Lo acusaron de encubrimiento. La causa recayó en la UFI Nº3 de Quilmes. Fue la última en su larga lista de antecedente bonaerenses en el registro del Ministerio de Seguridad provincial, con ocho expedientes en su contra desde 1997, cuando lo acusaron de robar un auto otra vez en Quilmes, o en 1999, cuando tuvo tres causas distintas en un año por tenencia de arma de guerra y robo de autos.
Aranda hizo un hábito de entrar y salir de la cárcel, con una primera estadía en Sierra Chica en el 2000. El Tribunal Oral Criminal porteño Nº22 que lo condenó en 2013 a doce años y siete meses de cárcel comprimió en una pena única una larga serie de sentencias por delitos de robo y violación de domicilio, al menos cuatro condenas de tribunales de Quilmes, Lomas de Zamora y Capital Federal dictadas entre 2011 y 2016.
Purgó su pena en una cárcel federal.
Salió en 2018.
Volvió a caer.
Aranda fue padre en el año 2000: el bebé nació cuando él ya estaba preso en Sierra Chica. La madre era una joven de Quilmes de apellido Trillo, adicta a las drogas, que abandonó al bebé en una casa de adictos cuando tenía apenas dos meses. Isaías era su nombre. La madre de Aranda, fue quien lo encontró y lo crió, luchó diez años para obtener la guarda del nene. "Hola ma", le decía Isaías a su abuela en su casa.

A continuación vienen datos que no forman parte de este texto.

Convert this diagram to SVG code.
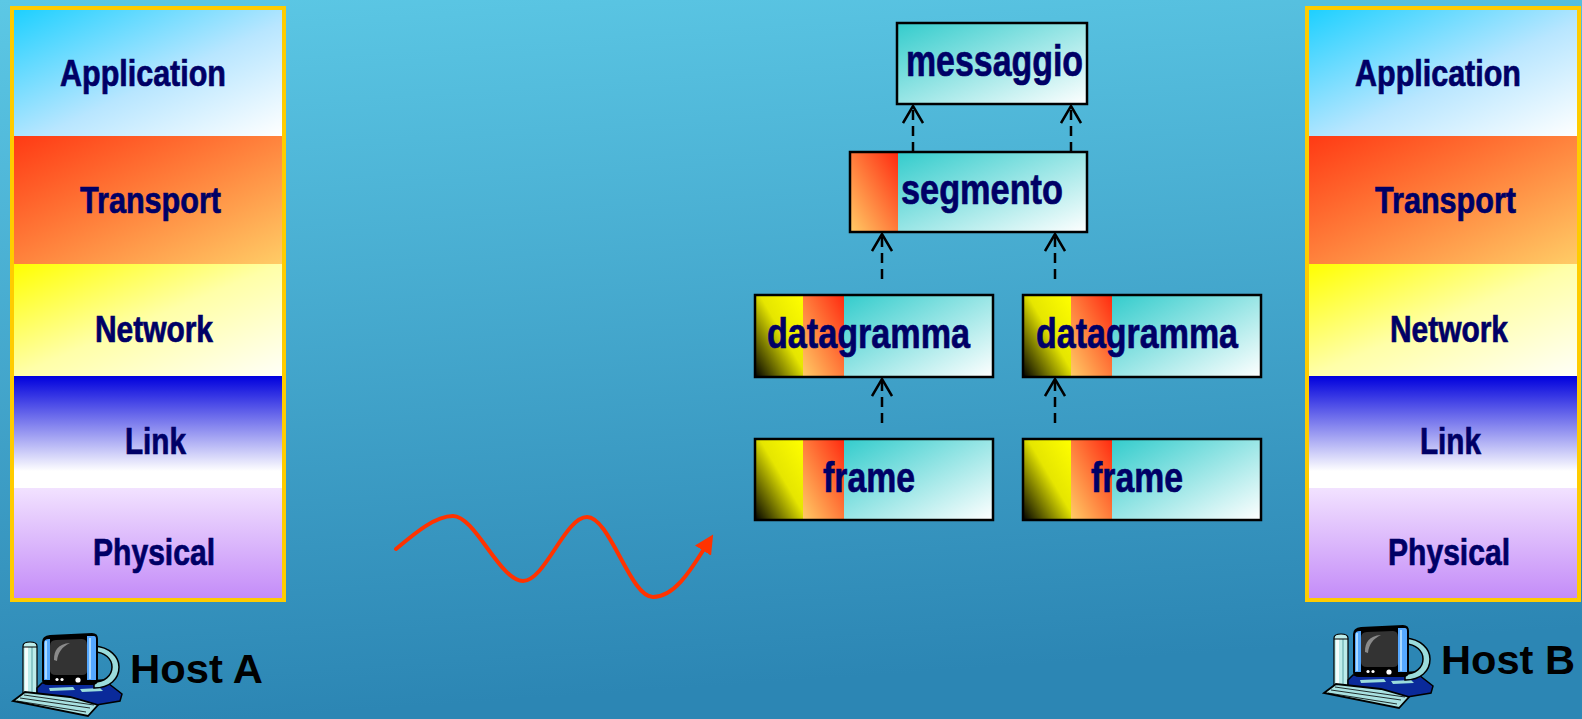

Isaías se llevaba bien con Pedro Javier en el tiempo que pudo verlo en libertad, tenían un buen vínculo. La última vez que vio a su padre irse a un penal le rompió el corazón. "Me prometiste que no lo ibas a hacer", le reprochó el chico.
Isaías fue asesinado en octubre de 2018, un mes antes de que lo detuvieran a Pedro por última vez. Una patota lo baleó a quemarropa frente a una remisería en Florencio Varela, en medio de una riña. Es trágico, en el fondo. Aranda padre solo estuvo libre la última vez para ver cómo mataban y enterraban a su hijo. Pudo estar en el velatorio. Se sentó en un rincón, llorando.

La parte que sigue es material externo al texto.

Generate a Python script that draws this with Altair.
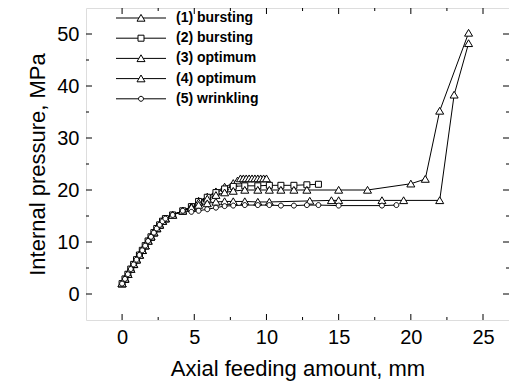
import altair as alt
import pandas as pd

names = ["(1) bursting", "(2) bursting", "(3) optimum", "(4) optimum", "(5) wrinkling"]

rise_x = [0.0, 0.2, 0.4, 0.6, 0.8, 1.0, 1.2, 1.4, 1.6, 1.8, 2.0, 2.2, 2.4, 2.6, 2.8, 3.0, 3.5, 4.2]
rise_y = [2.0, 2.9, 3.8, 4.8, 5.7, 6.6, 7.5, 8.4, 9.3, 10.2, 11.0, 11.8, 12.6, 13.3, 14.0, 14.5, 15.2, 16.0]

tail1_x = [4.8, 5.3, 5.9, 6.5, 7.1, 7.7, 8.0, 8.2, 8.4, 8.6, 8.8, 9.0, 9.2, 9.4, 9.6, 9.8, 10.0]
tail1_y = [16.8, 17.9, 18.7, 19.7, 20.6, 21.3, 21.8, 22.2, 22.2, 22.2, 22.2, 22.2, 22.2, 22.2, 22.2, 22.2, 22.2]

tail2_x = [4.8, 5.3, 5.9, 6.5, 7.1, 7.7, 8.5, 9.4, 10.2, 11.0, 11.9, 12.8, 13.6]
tail2_y = [16.8, 17.8, 18.6, 19.5, 20.2, 20.7, 20.8, 20.8, 20.9, 20.9, 20.9, 21.0, 21.1]

tail3_x = [4.8, 5.3, 5.9, 6.5, 7.1, 7.7, 8.5, 9.4, 10.2, 11.0, 11.9, 12.8, 15.0, 17.0, 20.0, 21.0, 22.0, 24.0]
tail3_y = [16.8, 17.6, 18.3, 19.0, 19.5, 19.8, 20.0, 20.0, 20.0, 20.0, 20.0, 20.0, 20.0, 20.0, 21.2, 22.1, 35.2, 50.2]

tail4_x = [4.8, 5.3, 5.9, 6.5, 7.1, 7.7, 8.5, 9.4, 10.2, 13.0, 14.5, 15.0, 18.0, 19.5, 22.0, 23.0, 24.0]
tail4_y = [16.6, 17.1, 17.4, 17.7, 17.8, 17.8, 17.8, 17.7, 17.7, 17.9, 18.0, 18.0, 18.0, 18.0, 18.0, 38.3, 48.2]

tail5_x = [4.8, 5.3, 5.9, 6.5, 7.1, 7.7, 8.5, 9.4, 10.2, 11.0, 11.9, 12.8, 13.6, 15.0, 18.0, 19.0]
tail5_y = [15.8, 16.0, 16.3, 16.6, 16.9, 17.0, 17.1, 17.1, 17.1, 17.0, 17.0, 17.1, 17.1, 17.0, 17.0, 17.1]

x_major = [0, 5, 10, 15, 20, 25]
x_minor = [2.5, 7.5, 12.5, 17.5, 22.5]
y_major = [0, 10, 20, 30, 40, 50]
y_minor = [5, 15, 25, 35, 45]

tails = [(tail1_x, tail1_y), (tail2_x, tail2_y), (tail3_x, tail3_y), (tail4_x, tail4_y), (tail5_x, tail5_y)]
rows = []
for name, (tx, ty) in zip(names, tails):
    xs = rise_x + tx
    ys = rise_y + ty
    for j, (a, b) in enumerate(zip(xs, ys)):
        rows.append({"series": name, "x": a, "y": b, "order": j})
df = pd.DataFrame(rows)

W, H = 423, 312
FONT = "Liberation Sans"
xscale = alt.Scale(domain=[-2.5, 26.8], nice=False, zero=False)
yscale = alt.Scale(domain=[-5, 55], nice=False, zero=False)

tri = "M0,-0.9L1,0.8L-1,0.8Z"
sq = "M-0.75,-0.75H0.75V0.75H-0.75Z"
cir = "M0.62,0A0.62,0.62,0,1,1,-0.62,0A0.62,0.62,0,1,1,0.62,0Z"
shapes = [tri, sq, tri, tri, cir]

xaxis = alt.Axis(values=x_major, domain=False, ticks=False, grid=False, labelFontSize=20,
                 labelPadding=7, title="Axial feeding amount, mm", titleFontSize=22,
                 titleFontWeight="normal", titlePadding=11, labelFont=FONT, titleFont=FONT,
                 labelColor="black", titleColor="black")
yaxis = alt.Axis(values=y_major, domain=False, ticks=False, grid=False, labelFontSize=20,
                 labelPadding=7, title="Internal pressure, MPa", titleFontSize=22,
                 titleFontWeight="normal", titlePadding=7, labelFont=FONT, titleFont=FONT,
                 labelColor="black", titleColor="black")

lines = alt.Chart(df).mark_line(color="black", strokeWidth=1).encode(
    x=alt.X("x:Q", scale=xscale, axis=xaxis),
    y=alt.Y("y:Q", scale=yscale, axis=yaxis),
    detail="series:N",
    order="order:Q",
)

points = alt.Chart(df).mark_point(filled=False, fill="white", fillOpacity=1, stroke="black",
                                  strokeWidth=1, size=64, opacity=1).encode(
    x="x:Q", y="y:Q",
    shape=alt.Shape("series:N", scale=alt.Scale(domain=names, range=shapes), legend=None),
)


def xticks(vals, length, top):
    d = pd.DataFrame({"v": vals})
    y0 = 0 if top else H
    y1 = length if top else H - length
    return alt.Chart(d).mark_rule(color="black", strokeWidth=1).encode(
        x=alt.X("v:Q", scale=xscale), y=alt.value(y0), y2=alt.value(y1))


def yticks(vals, length, right):
    d = pd.DataFrame({"v": vals})
    x0 = W if right else 0
    x1 = W - length if right else length
    return alt.Chart(d).mark_rule(color="black", strokeWidth=1).encode(
        y=alt.Y("v:Q", scale=yscale), x=alt.value(x0), x2=alt.value(x1))


ticks = [xticks(x_major, 6, False), xticks(x_minor, 3, False), xticks(x_major, 6, True), xticks(x_minor, 3, True),
         yticks(y_major, 6, False), yticks(y_minor, 3, False), yticks(y_major, 6, True), yticks(y_minor, 3, True)]

# legend (decoration, drawn inside the plot frame, top-left)
LEG_TOP, LEG_STEP = 10, 20.2
LINE_X0, LINE_X1, MARK_X, TEXT_X = 30, 80, 55, 90
legend_layers = []
for i, (name, shp) in enumerate(zip(names, shapes)):
    yy = LEG_TOP + i * LEG_STEP
    one = pd.DataFrame({"label": [name]})
    legend_layers.append(alt.Chart(one).mark_rule(color="black", strokeWidth=1).encode(
        x=alt.value(LINE_X0), x2=alt.value(LINE_X1), y=alt.value(yy)))
    legend_layers.append(alt.Chart(one).mark_point(shape=shp, size=64, filled=False, fill="white",
                                                   fillOpacity=1, stroke="black", strokeWidth=1,
                                                   opacity=1).encode(
        x=alt.value(MARK_X), y=alt.value(yy)))
    legend_layers.append(alt.Chart(one).mark_text(align="left", baseline="middle", font=FONT,
                                                  fontSize=14, fontWeight="bold", color="black").encode(
        text="label:N", x=alt.value(TEXT_X), y=alt.value(yy)))

chart = alt.layer(lines, *ticks, points, *legend_layers).properties(
    width=W, height=H,
    autosize=alt.AutoSizeParams(type="none"),
    padding={"left": 78, "top": 0, "right": 0, "bottom": 65},
).configure_view(stroke="black", strokeWidth=1.2).configure(background="white")

chart.save("out.html", embed_options={"renderer": "svg", "actions": False})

Su abuela todavía pide justicia por su nieto, o su hijo, como ella lo llama. La mujer habla con Infobae desde su teléfono celular con disimulo mientras va camino a Constitución donde tomará una combi para volver a casa. Teme que le roben el aparato, que se lo arranquen de la mano.
La UFI Nº4 de Florencio Varela se encarga de investigar el crimen de su nieto. "El que le disparó está detenido", dice, "pero los que lo agarraron de los brazos para que le tiren a quemarropa quedaron libres por falta de mérito. Los corrieron con la sirena en el patrullero. El juez quiere más pruebas, no sé qué pruebas pide. Golpée puerta por puerta en el barrio para encontrar testigos. Yo no bajo los brazos por nada del mundo". Ya ni recuerda la primera vez que su hijo cayó preso. "Fue un feriado, me parece", dice mientras busca en la memoria.

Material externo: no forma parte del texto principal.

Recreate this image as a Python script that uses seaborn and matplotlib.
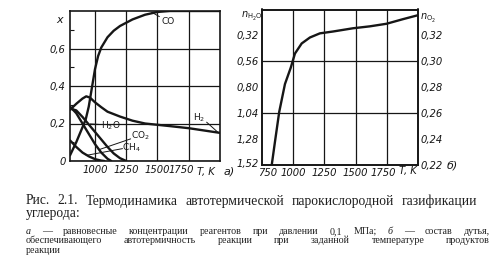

Aranda irá a juicio otra vez. La causa por el robo en poblado y en banda de los diamantes de Recoleta fue elevada en enero por la Fiscalía Nº18 y el Juzgado Nº63, luego de una investigación hecha en gran parte por la Prefectura Naval, según consta en el documento de la elevación al que accedió Infobae. El Tribunal Oral Nº25 se encargará del proceso.
Hay en ese texto un detalle curioso: Aranda se negó a declarar en indagatoria, pero se ofreció a hablar como arrepentido imputado, una declaración que no se produjo hasta ahora. ¿Por qué decidió hacerlo? "Por los beneficios obvios", dice alguien muy cerca de él, desconfiado al principio, que sospecha de miembros de fuerzas de seguridad infiltrados en busca de sacarle algún dato. "Todo bien pibe, vi tu foto de WhatsApp y no tenés pinta de cobani", asegura. Así, se relaja y habla.
El hombre dice que Aranda busca ir con urgencia a un penal, que ya no soporta estar en una celda estrecha de alcaidía "engomado 23 horas y con una de recreo", que quiere transitar el duelo por la muerte de su hijo con un poco más de paz, que quiere tener una chance de salir. También es abuelo. Isaías tuvo un bebé tiempo antes de morir. Aranda, asegura el hombre, será padre otra vez: su novia está embarazada.
Entonces, ¿a quién o qué buscaba entregar? A sus presuntos compañeros de robo ciertamente no, ya los podría haber entregado tranquilamente: los dos siguen libres hasta hoy.